Pour les musulmans, le pèlerinage à la Mecque est en même temps l’occasion de prendre conscience, qu’au-delà de leurs différences ethniques, culturelles et doctrinales, ils appartiennent tous à l’Umma.
Considérée comme un territoire sacré, la Mecque est strictement interdite aux « infidèles », c’est-à-dire à tous ceux et celles qui ne sont pas musulmans. (Sr 9,1-12)

____
1 La circoncision pratiquée sur les musulmans est le signe de l’appartenance à l’Umma.
2 C’est-à-dire ses "Commandements".
3 Pour signifier que Dieu est Un, le croyant est invité à pointer son index vers le ciel, c’est-à-dire vers Allah.
4 La prière doit être dite en arabe, la langue sacrée utilisée par l’ange de Dieu.
5 "Muezzin", c’est-à-dire, celui qui invite les fidèles musulmans à la prière.
6 C’est-à-dire "lieu où l’on se prosterne".
7 S’il en à la possibilité, il doit s’isoler pour montrer qu’il se consacre corps et esprit à Dieu et symboliser un espace de prière en étendant un tapis.
8 Le vendredi est ce que le samedi est pour les juifs et le dimanche pour les chrétiens. La prière célébrée le vendredi (à midi) est obligatoire pour les hommes et non pour les femmes.
9 Cette sourate est appelée : la fatiha" c’est-à-dire "l’ouverture".
10 Ce mot "croyant" ("muslim" en arabe) désigne les musulmans sincères et fidèles qui ne se soumettent pas seulement de façon extérieure.
11 Ce mot désigne le 9ème mois de l’année (lunaire) musulmane.
12 Le Ramadan rappelle aux riches l’existence des pauvres.
13 Souvent, les mosquées sont ouvertes une partie de la nuit pour permettre aux croyants de se replonger dans le Coran et de prier plus intensément.
14 L’observance du Ramadan n’est pas seulement une démarche personnelle mais une manifestation sociale.
15 A distinguer de l’Aïd el Kebir, la fête qui commémore le sacrifice d’Abraham. Voir "Fêtes musulmanes" dans le lexique.
16 Mot dont la racine signifie « purifier ». L’aumône est considérée comme un moyen de purification.

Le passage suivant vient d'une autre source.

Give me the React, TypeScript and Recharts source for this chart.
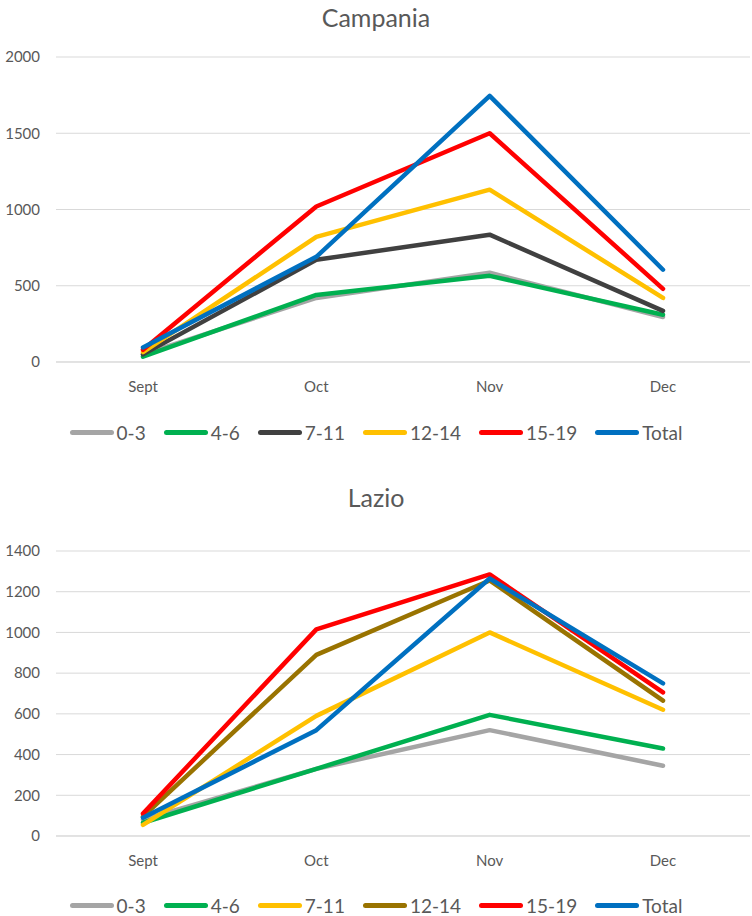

17 Cette aumône est comparable à ce qu’on appelait autrefois la "dîme". Le prélèvement de la Zakat s’effectue sur le cheptel, les récoltes, les marchandises et sur l’or et l’argent.
18 C’est ainsi que le Coran appelle la Mecque.
19 Hagar : la servante que Sarah avait introduite dans la couche d’Abraham pour qu’elle lui donne un enfant qu’elle-même ne pouvait lui donner.
20 Par ce geste, ils veulent rappeler la destruction par Mohammed de toutes les idoles qui entouraient la Kaaba.